Fear of statistics is often a barrier to learning and applying Six Sigma methods. One way to minimize this fear is to remember that only three things can be done with statistics – describe, compare and relate. Many people are skeptical when they first hear this statement. “It couldn’t be that simple,” they think. However, beginning Six Sigma practitioners may find that this classification system is a helpful way to focus on the goal of the statistical application rather than immediately getting bogged down in statistical equations, symbols and theories. This system not only allows for better cataloguing of current knowledge but also provides a basis for absorbing new material – such as advanced statistical methods – with a clearer understanding.
Why care about reducing the fear-induced barrier to learning statistics? The simple answer is that without statistical thinking there is no data-based decision-making. Six Sigma initiatives give teams permission to improve processes. Most of the decisions made to improve processes are – hopefully – based on data. The language of these data-based decisions is statistics.
Essentially, data-based decision-making is using statistically based decision limits to make better decisions. It is specifically the fitting of distributions and the establishment of probabilities and decision limits that enable better decision-making.
For example, when a person is presented with a weather map on the morning news with temperature predictions and cold fronts, they decide whether to take an umbrella with them. They are the decision-maker looking at a communication – the weather map, which contains information, temperatures and fronts. That map is based on vast amounts of data and weather prediction models. Every person has some internally determined decision limit or threshold, above which, they decide to grab the umbrella.
Not only do people use statistics to make daily decisions, everyone thinks statistically. People are pattern-based creatures. Everyone calculates probabilities all day long. “What is the probability of snow?” “Should I go home this way or that?” We absorb statistics and probabilities easily but the statistics behind the scenes are a bit tougher.

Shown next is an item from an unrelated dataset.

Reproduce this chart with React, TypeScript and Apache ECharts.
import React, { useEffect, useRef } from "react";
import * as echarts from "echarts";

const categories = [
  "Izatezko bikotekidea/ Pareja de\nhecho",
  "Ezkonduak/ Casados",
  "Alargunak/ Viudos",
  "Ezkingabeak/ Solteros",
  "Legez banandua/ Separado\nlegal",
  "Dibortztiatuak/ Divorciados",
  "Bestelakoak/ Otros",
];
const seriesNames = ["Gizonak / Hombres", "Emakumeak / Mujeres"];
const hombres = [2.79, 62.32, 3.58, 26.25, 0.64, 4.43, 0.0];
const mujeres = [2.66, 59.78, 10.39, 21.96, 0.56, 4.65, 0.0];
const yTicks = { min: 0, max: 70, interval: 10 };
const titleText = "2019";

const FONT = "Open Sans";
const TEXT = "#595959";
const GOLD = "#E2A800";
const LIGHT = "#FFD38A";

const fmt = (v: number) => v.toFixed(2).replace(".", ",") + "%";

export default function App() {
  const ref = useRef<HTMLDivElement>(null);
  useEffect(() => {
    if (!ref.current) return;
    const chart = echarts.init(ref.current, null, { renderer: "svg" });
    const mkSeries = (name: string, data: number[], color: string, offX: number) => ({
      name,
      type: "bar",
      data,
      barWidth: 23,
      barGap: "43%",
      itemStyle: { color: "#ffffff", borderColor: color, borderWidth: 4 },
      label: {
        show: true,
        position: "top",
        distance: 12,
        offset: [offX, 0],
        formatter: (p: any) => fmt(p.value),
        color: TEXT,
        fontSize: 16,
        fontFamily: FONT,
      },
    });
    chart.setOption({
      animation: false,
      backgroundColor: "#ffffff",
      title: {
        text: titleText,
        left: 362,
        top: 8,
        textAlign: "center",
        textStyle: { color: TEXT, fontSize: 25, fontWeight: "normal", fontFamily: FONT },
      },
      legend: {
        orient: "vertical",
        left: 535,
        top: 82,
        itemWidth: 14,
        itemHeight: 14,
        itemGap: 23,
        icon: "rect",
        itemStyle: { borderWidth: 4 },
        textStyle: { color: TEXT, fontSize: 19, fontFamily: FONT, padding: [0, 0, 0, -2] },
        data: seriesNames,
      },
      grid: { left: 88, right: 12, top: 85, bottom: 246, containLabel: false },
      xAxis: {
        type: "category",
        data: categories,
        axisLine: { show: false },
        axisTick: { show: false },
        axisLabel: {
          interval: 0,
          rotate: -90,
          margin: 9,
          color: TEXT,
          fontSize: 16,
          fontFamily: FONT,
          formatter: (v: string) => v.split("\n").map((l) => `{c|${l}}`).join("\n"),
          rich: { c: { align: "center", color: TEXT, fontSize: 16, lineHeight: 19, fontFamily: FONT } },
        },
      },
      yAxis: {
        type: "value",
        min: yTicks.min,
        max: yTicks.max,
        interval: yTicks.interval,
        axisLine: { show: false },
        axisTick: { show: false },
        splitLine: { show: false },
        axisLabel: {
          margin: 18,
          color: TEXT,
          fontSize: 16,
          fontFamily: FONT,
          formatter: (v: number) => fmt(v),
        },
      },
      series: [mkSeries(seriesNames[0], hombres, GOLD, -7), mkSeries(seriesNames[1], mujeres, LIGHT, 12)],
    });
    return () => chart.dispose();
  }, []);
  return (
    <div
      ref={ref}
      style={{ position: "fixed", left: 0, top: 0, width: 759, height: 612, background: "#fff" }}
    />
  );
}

To break through the confusion, take a step back from the equations and symbol logic and remember the three things that can be done with statistics.
Descriptive statistics are concerned with taking data and turning it into useful and consumable information. Transforming data into information starts with summary statistics (mean, median, range, and standard deviation). This is similar to the weather person reporting average temperatures with record lows and highs. Understandably, many folks do not like numerical summaries, tables and spreadsheets. The old saying that “A picture is worth a thousand words” – or numbers in this case – is dead on. Several graphical techniques are available to illustrate and improve communication, including Boxplots, histograms, Paretos, run charts and many others, including a weather map, for example. Another critical part of descriptive statistics is fitting data to distributions (i.e., Poisson, binomial, normal) which is critical for purposes of prediction and decision-making. Think of that 50 percent chance of rain prediction that convinced at least some in the office to carry an umbrella.
The ability to compare things is one of the most useful skills in the Six Sigma body of knowledge. In project work, comparative experiments are used to validate whether a project was successful or not. At least two checks are regularly made to validate projects: First, did the team shift the mean of the main pain project metric? Second, did the team decrease the variability of the main pain project metric? Other uses for comparative experiments are to stratify data, validate relationships and check control groups.
Even though many different types of comparative experiments exist, it is useful to remember that comparative experiments answer only one question, “Did I make a difference?” To answer this question, hypotheses are proposed, assumptions made, samples drawn from one or more populations, test statistics calculated and decisions made. Often a stepwise procedure is employed and it is the same for any comparative experiment: one recipe to answer one question. The only place to mess this up is to pick the wrong test. Therefore, a project team should find a good comparative experiment decision tree to help decide which test to use.
In the weather example, a viewer could explore whether it is more likely to rain in March or April, whether two different TV stations make different predictions, and so forth.
Relating things to one another – in other words, discovering and exploring relationships – helps in understanding and ultimately in establishing predictive models. Relational statistics break up into two broad categories: historical studies and designed experiments. Historical data is analyzed with regression and is comprised of correlations and regression. Correlations ask, “How do two things vary together? Is there a correlation between humidity and rainfall?” Regression asks, “How well can you predict one thing if you know other characteristics?” Designed experiments negate problems with regression with good research methods but require greater planning and execution skills. It may help to think of design of experiments (DOE) as active and regression as passive. DOE explores cause-and-effect relationships between and amongst many variables and also generates prediction models. For example, if a cloud is seeded with compounds X, Y and Z, then how much will it rain? In summary, both DOE and regression are focused on creating predictive models to make better data-based decisions.
Conclusion: A Pyramid to Insight
All three of these statistical wrenches build a foundation upon which advanced statistical analysis and data-based decision-making can be accomplished. It also is worth mentioning that the wrenches are used in a particular order. It takes descriptive statistics to complete comparative statistics and comparative statistics to complete relational statistics. Think of it as a pyramid building toward more advanced and insightful analysis and decision-making. Keeping statistics simple is an ongoing battle. The barrier needs to be kept low to enable more folks to leverage the power of Six Sigma without losing the statistical rigor.